Begin with the first line of the material and write out each line exactly, ending with the line that contains "import numpy as np". Pictures are not part of the copy.
•••••
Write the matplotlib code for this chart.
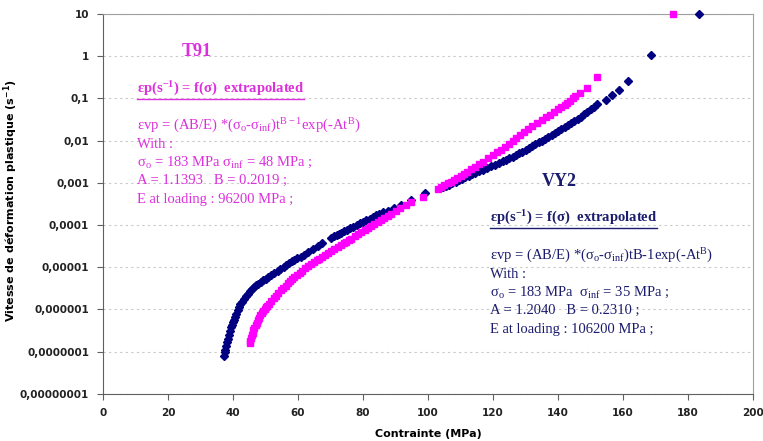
import matplotlib
matplotlib.use("Agg")
import matplotlib.pyplot as plt
from matplotlib.lines import Line2D
import numpy as np

# VY2 points : contrainte (MPa) and log10 of the rate (s-1)
vy2_x = [37.2, 37.4, 37.6, 37.85, 38.1, 38.4, 38.7, 39.0, 39.3, 39.65, 40.0, 40.3, 40.6,
         41.0, 41.4, 41.85, 42.3, 42.85, 43.4, 44.0, 44.6, 45.2, 45.8, 46.4, 47.1, 47.8,
         48.5, 49.3, 50.1, 50.9, 51.8, 52.7, 53.7, 54.6, 55.6, 56.4, 57.2, 58.0, 58.8,
         59.8, 60.8, 61.9, 63.0, 64.5, 66.0, 67.5, 70.2, 71.0, 72.0, 72.7, 73.3, 74.2,
         75.0, 76.0, 77.0, 78.0, 79.0, 80.0, 81.0, 82.0, 83.0, 84.0, 85.0, 86.0, 87.6,
         89.5, 91.8, 94.9, 99.0, 103.6, 104.6, 105.5, 106.5, 107.5, 108.5, 109.5, 110.5,
         111.5, 112.5, 113.5, 114.5, 115.7, 117.0, 118.2, 119.4, 120.6, 121.8, 123.0,
         124.0, 125.0, 126.0, 127.0, 128.0, 129.0, 130.0, 131.0, 132.0, 133.0, 134.0,
         135.0, 136.0, 137.0, 138.0, 139.0, 140.0, 141.0, 142.0, 143.0, 144.0, 145.0,
         146.0, 147.0, 148.0, 149.0, 150.0, 151.0, 152.0, 154.6, 156.6, 158.6, 161.6,
         168.6, 183.5]
vy2_log = [-7.10, -7.02, -6.95, -6.86, -6.78, -6.69, -6.60, -6.51, -6.42, -6.36, -6.30,
           -6.24, -6.18, -6.10, -6.02, -5.95, -5.88, -5.82, -5.76, -5.69, -5.63, -5.57,
           -5.52, -5.47, -5.43, -5.39, -5.36, -5.31, -5.27, -5.22, -5.18, -5.13, -5.08,
           -5.04, -5.00, -4.95, -4.90, -4.86, -4.83, -4.79, -4.75, -4.70, -4.65, -4.57,
           -4.50, -4.43, -4.30, -4.27, -4.23, -4.21, -4.19, -4.15, -4.12, -4.08, -4.04,
           -4.00, -3.96, -3.92, -3.88, -3.85, -3.81, -3.77, -3.74, -3.70, -3.66, -3.60,
           -3.53, -3.41, -3.25, -3.12, -3.10, -3.07, -3.04, -3.01, -2.97, -2.94, -2.90,
           -2.87, -2.83, -2.80, -2.77, -2.73, -2.69, -2.65, -2.61, -2.57, -2.53, -2.49,
           -2.45, -2.41, -2.38, -2.34, -2.30, -2.26, -2.22, -2.18, -2.13, -2.09, -2.04,
           -2.00, -1.95, -1.91, -1.86, -1.82, -1.77, -1.72, -1.68, -1.63, -1.58, -1.53,
           -1.48, -1.43, -1.37, -1.31, -1.25, -1.19, -1.13, -1.03, -0.92, -0.80, -0.59,
           0.04, 1.0]

# T91 points
t91_x = [45.2, 45.35, 45.5, 45.75, 46.0, 46.3, 46.6, 46.95, 47.3, 47.65, 48.0, 48.4,
         48.8, 49.25, 49.7, 50.15, 50.6, 51.2, 51.8, 52.5, 53.2, 53.9, 54.7, 55.4, 56.2,
         56.8, 57.5, 58.1, 58.8, 59.6, 60.5, 61.3, 62.2, 63.1, 64.0, 64.9, 65.8, 66.6,
         67.5, 68.3, 69.2, 70.2, 71.2, 72.2, 73.3, 74.0, 74.8, 75.6, 76.4, 77.4, 78.5,
         79.5, 80.5, 81.5, 82.5, 83.5, 84.5, 85.5, 86.5, 87.6, 88.7, 90.0, 91.5, 93.2,
         94.9, 98.5, 103.1, 104.0, 105.0, 106.0, 107.0, 108.0, 109.0, 110.0, 111.0,
         112.0, 113.2, 114.5, 115.7, 117.0, 118.5, 120.0, 121.2, 122.5, 123.6, 124.8,
         126.0, 127.0, 128.2, 129.5, 130.7, 132.0, 133.5, 135.1, 136.3, 137.5, 138.7,
         140.0, 141.0, 142.0, 142.9, 143.8, 144.6, 145.3, 146.6, 149.0, 152.1, 175.3]
t91_log = [-6.80, -6.74, -6.68, -6.61, -6.55, -6.49, -6.44, -6.38, -6.32, -6.26, -6.20,
           -6.14, -6.09, -6.04, -5.99, -5.95, -5.92, -5.86, -5.80, -5.73, -5.67, -5.61,
           -5.55, -5.49, -5.44, -5.38, -5.33, -5.28, -5.24, -5.19, -5.14, -5.08, -5.02,
           -4.97, -4.92, -4.88, -4.84, -4.80, -4.76, -4.71, -4.67, -4.62, -4.57, -4.52,
           -4.47, -4.43, -4.40, -4.36, -4.32, -4.27, -4.22, -4.16, -4.11, -4.06, -4.02,
           -3.97, -3.93, -3.88, -3.83, -3.78, -3.73, -3.66, -3.60, -3.52, -3.45, -3.33,
           -3.14, -3.10, -3.06, -3.01, -2.97, -2.93, -2.89, -2.84, -2.79, -2.74, -2.68,
           -2.62, -2.56, -2.50, -2.42, -2.35, -2.28, -2.21, -2.14, -2.07, -2.01, -1.94,
           -1.87, -1.80, -1.72, -1.65, -1.58, -1.51, -1.44, -1.38, -1.31, -1.25, -1.20,
           -1.15, -1.10, -1.05, -1.00, -0.95, -0.87, -0.74, -0.49, 1.0]

ytick_vals = [1e-8, 1e-7, 1e-6, 1e-5, 1e-4, 1e-3, 1e-2, 1e-1, 1, 10]
ytick_labels = ['0,00000001', '0,0000001', '0,000001', '0,00001', '0,0001',
                '0,001', '0,01', '0,1', '1', '10']
xtick_vals = list(range(0, 201, 20))

pink = '#ff00ff'
pink_txt = '#dc30dc'
navy = '#000080'
navy_txt = '#1c1c6e'

plt.rcParams['mathtext.default'] = 'regular'

fig = plt.figure(figsize=(7.63, 4.41), dpi=100)
ax = fig.add_axes([0.135, 0.107, 0.852, 0.861])

ax.plot(vy2_x, np.power(10.0, vy2_log), ls='none', marker='D', ms=3.6,
        color=navy, mec=navy, clip_on=False, zorder=3)
ax.plot(t91_x, np.power(10.0, t91_log), ls='none', marker='s', ms=3.8,
        color=pink, mec=pink, clip_on=False, zorder=3)

ax.set_yscale('log')
ax.set_ylim(1e-8, 10)
ax.set_xlim(0, 200)
ax.set_yticks(ytick_vals)
ax.set_yticklabels(ytick_labels)
ax.minorticks_off()
ax.set_xticks(xtick_vals)
ax.yaxis.grid(True, ls=(0, (2, 3)), color='#c8c8c8', lw=0.8)
for lab in ax.get_xticklabels() + ax.get_yticklabels():
    lab.set_fontweight('bold')
    lab.set_fontsize(7.5)
    lab.set_color('#222222')
ax.tick_params(length=4, color='#606060', pad=6)
for s in ax.spines.values():
    s.set_color('#a0a0a0')
ax.spines['left'].set_color('#606060')
ax.spines['bottom'].set_color('#606060')

ax.set_xlabel('Contrainte (MPa)', fontsize=8, fontweight='bold', labelpad=8)
ax.set_ylabel('Vitesse de déformation plastique (s$^{-1}$)', fontsize=8,
              fontweight='bold')
ax.yaxis.set_label_coords(-0.128, 0.51)

serif = 'Liberation Serif'

def px(x, y):
    # pixel position in the figure -> figure fraction
    return x / 763, 1 - y / 441

underlined = []

# T91 block
fig.text(*px(182, 52), 'T91', color=pink_txt, fontsize=13, fontweight='bold',
         family=serif, va='center')
t = fig.text(*px(137, 89), 'εp(s$^{-1}$) = f(σ)  extrapolated', color=pink_txt,
             fontsize=10.5, fontweight='bold', family=serif, va='center')
underlined.append((t, pink_txt))
t91_lines = ['εvp = (AB/E) *(σ$_o$-σ$_{inf}$)t$^{B-1}$exp(-At$^B$)',
             'With :',
             'σ$_o$ = 183 MPa σ$_{inf}$ = 48 MPa ;',
             'A = 1.1393   B = 0.2019 ;',
             'E at loading : 96200 MPa ;']
for i, s in enumerate(t91_lines):
    fig.text(*px(137, 126 + 18.3 * i), s, color=pink_txt, fontsize=10.5,
             family=serif, va='center')

# VY2 block
fig.text(*px(542, 181), 'VY2', color=navy_txt, fontsize=13, fontweight='bold',
         family=serif, va='center')
t = fig.text(*px(490, 218), 'εp(s$^{-1}$) = f(σ)  extrapolated', color=navy_txt,
             fontsize=10.5, fontweight='bold', family=serif, va='center')
underlined.append((t, navy_txt))
vy2_lines = ['εvp = (AB/E) *(σ$_o$-σ$_{inf}$)tB-1exp(-At$^B$)',
             'With :',
             'σ$_o$ = 183 MPa  σ$_{inf}$ = 35 MPa ;',
             'A = 1.2040   B = 0.2310 ;',
             'E at loading : 106200 MPa ;']
for i, s in enumerate(vy2_lines):
    fig.text(*px(490, 256 + 18.3 * i), s, color=navy_txt, fontsize=10.5,
             family=serif, va='center')

# underline the headings
fig.canvas.draw()
r = fig.canvas.get_renderer()
for t, c in underlined:
    bb = t.get_window_extent(r).transformed(fig.transFigure.inverted())
    fig.add_artist(Line2D([bb.x0, bb.x1], [bb.y0 - 0.002, bb.y0 - 0.002],
                          color=c, lw=1, transform=fig.transFigure))

fig.savefig('out.png', dpi=100)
•••••
SOLUTION TO THE EXERCISE>
Write the matplotlib code for this chart.
import matplotlib
matplotlib.use("Agg")
import matplotlib.pyplot as plt
from matplotlib.lines import Line2D
import numpy as np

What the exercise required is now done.